Starting at the top of the listing, extract every line up to and including the one with "const panelLabels = ['(a)', '(b)'];". Pictures stay out of the copy.
:::
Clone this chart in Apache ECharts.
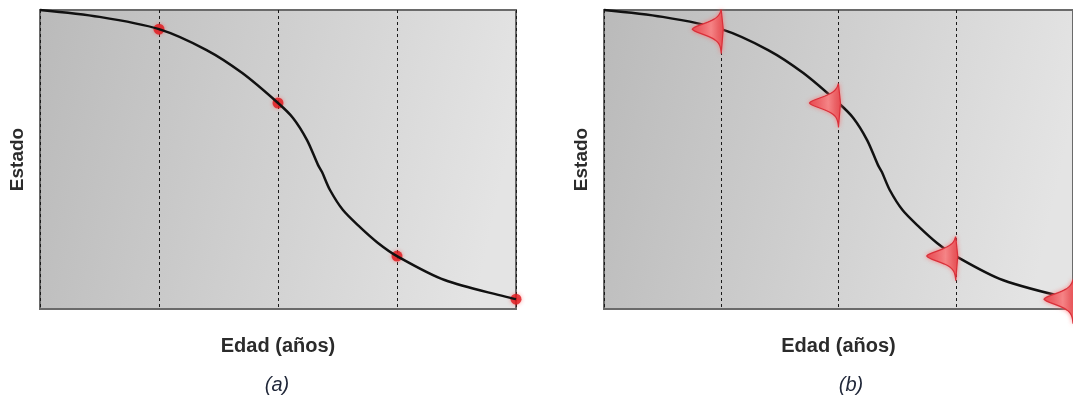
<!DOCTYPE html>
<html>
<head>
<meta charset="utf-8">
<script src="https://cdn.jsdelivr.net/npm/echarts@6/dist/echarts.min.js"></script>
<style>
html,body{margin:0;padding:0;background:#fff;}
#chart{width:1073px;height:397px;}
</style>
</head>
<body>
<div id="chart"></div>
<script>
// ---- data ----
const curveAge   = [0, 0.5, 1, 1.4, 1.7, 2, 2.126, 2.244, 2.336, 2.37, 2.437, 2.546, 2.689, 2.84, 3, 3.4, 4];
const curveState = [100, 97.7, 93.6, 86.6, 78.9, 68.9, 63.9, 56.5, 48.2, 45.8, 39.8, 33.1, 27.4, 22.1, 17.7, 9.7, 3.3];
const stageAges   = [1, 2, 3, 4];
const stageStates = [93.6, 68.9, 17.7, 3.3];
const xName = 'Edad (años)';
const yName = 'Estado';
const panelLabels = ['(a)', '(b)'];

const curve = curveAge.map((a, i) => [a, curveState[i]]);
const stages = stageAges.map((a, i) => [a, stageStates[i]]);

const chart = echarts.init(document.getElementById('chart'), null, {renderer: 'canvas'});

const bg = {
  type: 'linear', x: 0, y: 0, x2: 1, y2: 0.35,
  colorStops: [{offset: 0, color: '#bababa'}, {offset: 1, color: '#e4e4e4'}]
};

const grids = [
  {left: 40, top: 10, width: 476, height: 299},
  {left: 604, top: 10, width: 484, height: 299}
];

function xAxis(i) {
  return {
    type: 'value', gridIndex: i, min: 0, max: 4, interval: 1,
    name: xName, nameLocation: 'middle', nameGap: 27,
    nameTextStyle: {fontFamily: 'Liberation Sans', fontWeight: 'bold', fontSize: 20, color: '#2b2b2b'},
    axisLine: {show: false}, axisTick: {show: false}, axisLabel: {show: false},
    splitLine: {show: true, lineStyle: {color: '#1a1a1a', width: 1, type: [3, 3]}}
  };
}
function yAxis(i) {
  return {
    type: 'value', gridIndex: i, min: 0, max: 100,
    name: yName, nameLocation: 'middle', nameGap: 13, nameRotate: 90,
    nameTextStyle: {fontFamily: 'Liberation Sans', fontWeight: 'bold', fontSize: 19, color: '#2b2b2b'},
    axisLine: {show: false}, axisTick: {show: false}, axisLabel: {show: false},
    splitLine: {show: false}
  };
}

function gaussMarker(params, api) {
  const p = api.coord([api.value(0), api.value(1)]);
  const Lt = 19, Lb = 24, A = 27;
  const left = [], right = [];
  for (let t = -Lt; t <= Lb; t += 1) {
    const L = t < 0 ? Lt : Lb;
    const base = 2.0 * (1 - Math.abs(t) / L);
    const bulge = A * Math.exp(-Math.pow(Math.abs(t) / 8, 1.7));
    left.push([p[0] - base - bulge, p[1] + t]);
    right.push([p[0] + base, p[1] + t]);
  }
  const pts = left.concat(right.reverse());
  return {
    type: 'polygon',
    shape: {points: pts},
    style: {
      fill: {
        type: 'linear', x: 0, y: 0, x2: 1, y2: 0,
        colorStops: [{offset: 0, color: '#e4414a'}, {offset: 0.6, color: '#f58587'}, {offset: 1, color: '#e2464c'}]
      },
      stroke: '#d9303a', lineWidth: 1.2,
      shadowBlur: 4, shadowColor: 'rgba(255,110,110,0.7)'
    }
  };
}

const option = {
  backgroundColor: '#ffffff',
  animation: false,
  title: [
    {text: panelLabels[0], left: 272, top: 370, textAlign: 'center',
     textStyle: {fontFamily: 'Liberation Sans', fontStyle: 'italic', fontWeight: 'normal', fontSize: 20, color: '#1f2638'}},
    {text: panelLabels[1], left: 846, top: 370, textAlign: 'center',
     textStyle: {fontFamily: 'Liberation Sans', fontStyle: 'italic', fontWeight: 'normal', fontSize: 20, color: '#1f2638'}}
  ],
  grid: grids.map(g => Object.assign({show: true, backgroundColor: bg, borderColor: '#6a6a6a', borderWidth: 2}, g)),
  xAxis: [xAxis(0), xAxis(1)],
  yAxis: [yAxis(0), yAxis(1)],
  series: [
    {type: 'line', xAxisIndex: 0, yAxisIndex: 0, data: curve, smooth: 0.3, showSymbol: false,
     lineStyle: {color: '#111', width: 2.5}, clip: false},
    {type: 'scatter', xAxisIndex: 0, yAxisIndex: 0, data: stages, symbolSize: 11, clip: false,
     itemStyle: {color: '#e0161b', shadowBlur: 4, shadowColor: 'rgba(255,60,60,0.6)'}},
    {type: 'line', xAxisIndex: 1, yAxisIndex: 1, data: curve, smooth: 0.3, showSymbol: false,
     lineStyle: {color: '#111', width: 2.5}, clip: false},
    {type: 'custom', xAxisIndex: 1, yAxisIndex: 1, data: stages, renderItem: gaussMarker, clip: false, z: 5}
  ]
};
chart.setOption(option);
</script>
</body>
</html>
:::
*SOLVED PROBLEM:*
Clone this chart in Apache ECharts.
<!DOCTYPE html>
<html>
<head>
<meta charset="utf-8">
<script src="https://cdn.jsdelivr.net/npm/echarts@6/dist/echarts.min.js"></script>
<style>
html,body{margin:0;padding:0;background:#fff;}
#chart{width:1073px;height:397px;}
</style>
</head>
<body>
<div id="chart"></div>
<script>
// ---- data ----
const curveAge   = [0, 0.5, 1, 1.4, 1.7, 2, 2.126, 2.244, 2.336, 2.37, 2.437, 2.546, 2.689, 2.84, 3, 3.4, 4];
const curveState = [100, 97.7, 93.6, 86.6, 78.9, 68.9, 63.9, 56.5, 48.2, 45.8, 39.8, 33.1, 27.4, 22.1, 17.7, 9.7, 3.3];
const stageAges   = [1, 2, 3, 4];
const stageStates = [93.6, 68.9, 17.7, 3.3];
const xName = 'Edad (años)';
const yName = 'Estado';
const panelLabels = ['(a)', '(b)'];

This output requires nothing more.